Elder Ridd did a little play on words saying the young generation is a choice generation because we have so many more choices to choose from then ever before. He talked about how every click we make on the internet helps to further define who we are. It can help bring out both the best, and the worst that is in the world today. The web-sites we visit are a reflection of our desires, and posed the question for us to ponder what it is that our heart desires. He also said that using a smart phone does not make you smart; rather it’s how we use it, or what we use it for, that can help us or hurt us.

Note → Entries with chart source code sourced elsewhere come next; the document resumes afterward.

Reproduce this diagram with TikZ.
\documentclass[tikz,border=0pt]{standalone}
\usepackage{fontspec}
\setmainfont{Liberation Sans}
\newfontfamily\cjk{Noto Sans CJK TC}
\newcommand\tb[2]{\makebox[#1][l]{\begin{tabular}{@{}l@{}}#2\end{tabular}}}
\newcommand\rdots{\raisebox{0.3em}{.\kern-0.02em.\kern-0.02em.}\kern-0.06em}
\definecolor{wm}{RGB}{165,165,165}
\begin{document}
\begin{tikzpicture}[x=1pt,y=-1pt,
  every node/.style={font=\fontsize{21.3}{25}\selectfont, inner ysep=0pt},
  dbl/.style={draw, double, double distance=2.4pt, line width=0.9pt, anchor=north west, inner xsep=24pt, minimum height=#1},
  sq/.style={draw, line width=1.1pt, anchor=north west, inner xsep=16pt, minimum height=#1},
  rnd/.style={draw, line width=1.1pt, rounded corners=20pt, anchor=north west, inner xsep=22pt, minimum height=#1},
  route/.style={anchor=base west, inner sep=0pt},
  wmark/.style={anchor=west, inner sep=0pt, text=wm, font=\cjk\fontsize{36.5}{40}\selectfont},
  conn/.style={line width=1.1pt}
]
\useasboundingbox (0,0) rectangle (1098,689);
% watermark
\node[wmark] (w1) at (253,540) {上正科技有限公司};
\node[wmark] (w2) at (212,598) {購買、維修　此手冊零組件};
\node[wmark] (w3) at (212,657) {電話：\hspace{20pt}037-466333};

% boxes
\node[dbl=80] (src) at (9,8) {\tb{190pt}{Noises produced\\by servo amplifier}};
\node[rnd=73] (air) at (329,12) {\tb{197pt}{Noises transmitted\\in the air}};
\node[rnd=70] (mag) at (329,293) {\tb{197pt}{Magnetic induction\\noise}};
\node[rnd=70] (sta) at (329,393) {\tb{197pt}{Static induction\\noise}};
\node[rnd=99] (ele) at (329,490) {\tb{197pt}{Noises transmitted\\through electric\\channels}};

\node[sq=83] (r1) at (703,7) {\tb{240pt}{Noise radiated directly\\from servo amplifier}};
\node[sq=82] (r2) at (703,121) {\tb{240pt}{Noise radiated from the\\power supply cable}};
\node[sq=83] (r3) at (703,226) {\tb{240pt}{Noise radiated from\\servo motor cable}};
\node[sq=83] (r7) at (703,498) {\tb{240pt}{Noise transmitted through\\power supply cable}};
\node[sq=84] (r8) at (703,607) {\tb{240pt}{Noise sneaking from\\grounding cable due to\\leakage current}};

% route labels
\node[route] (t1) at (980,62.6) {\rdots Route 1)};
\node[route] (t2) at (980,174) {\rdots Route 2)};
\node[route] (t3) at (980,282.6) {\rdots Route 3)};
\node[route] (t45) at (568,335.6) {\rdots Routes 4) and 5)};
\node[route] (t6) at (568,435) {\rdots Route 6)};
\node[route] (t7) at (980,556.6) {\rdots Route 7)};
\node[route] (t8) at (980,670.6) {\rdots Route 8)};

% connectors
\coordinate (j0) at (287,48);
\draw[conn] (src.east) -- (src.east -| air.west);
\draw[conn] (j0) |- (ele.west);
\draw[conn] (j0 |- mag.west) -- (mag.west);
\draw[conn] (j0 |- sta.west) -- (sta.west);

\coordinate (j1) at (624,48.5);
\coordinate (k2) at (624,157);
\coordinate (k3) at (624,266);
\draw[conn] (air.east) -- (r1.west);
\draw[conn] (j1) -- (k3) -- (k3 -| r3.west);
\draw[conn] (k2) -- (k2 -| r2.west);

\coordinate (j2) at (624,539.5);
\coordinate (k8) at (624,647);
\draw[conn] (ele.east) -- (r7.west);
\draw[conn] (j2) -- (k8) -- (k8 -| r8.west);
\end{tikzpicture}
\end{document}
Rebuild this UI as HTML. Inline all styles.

President Uchtdorf created a metaphor between Rip Van Winkel sleeping through the U.S.A. revolution and us sleeping through the on-going restoration of the gospel. He made it clear that we are not yet done restoring the gospel and bringing it to the whole earth. He gave three things we should avoid: Selfishness; Addictions (during which he finally got around to his airplane story); and giving a half-hearted effort.

President Eyring talked about his childhood baseball hero Joe DiMaggio, and went on to explain that we need to have good heroes who will help us on our path. We should copy what we admire most in our heroes, such as following Jesus’ example. He said to have a pattern of prayer, a habit of service, and rock-hard honesty.

President Monson’s talk was focused on being courageous in a world where sin is flagrantly on display. He cautioned us that we will almost certainly be required to defend our beliefs, despite them being entirely unpopular. He said to be the same person in the dark as we are in the light, to stand up for what is right in all circumstances and situations. Not all acts of courage are spectacular, but they all bring peace of mind; even if they cause us to loose popularity. Great conflicts will come and go, but the war over our souls continues unabated.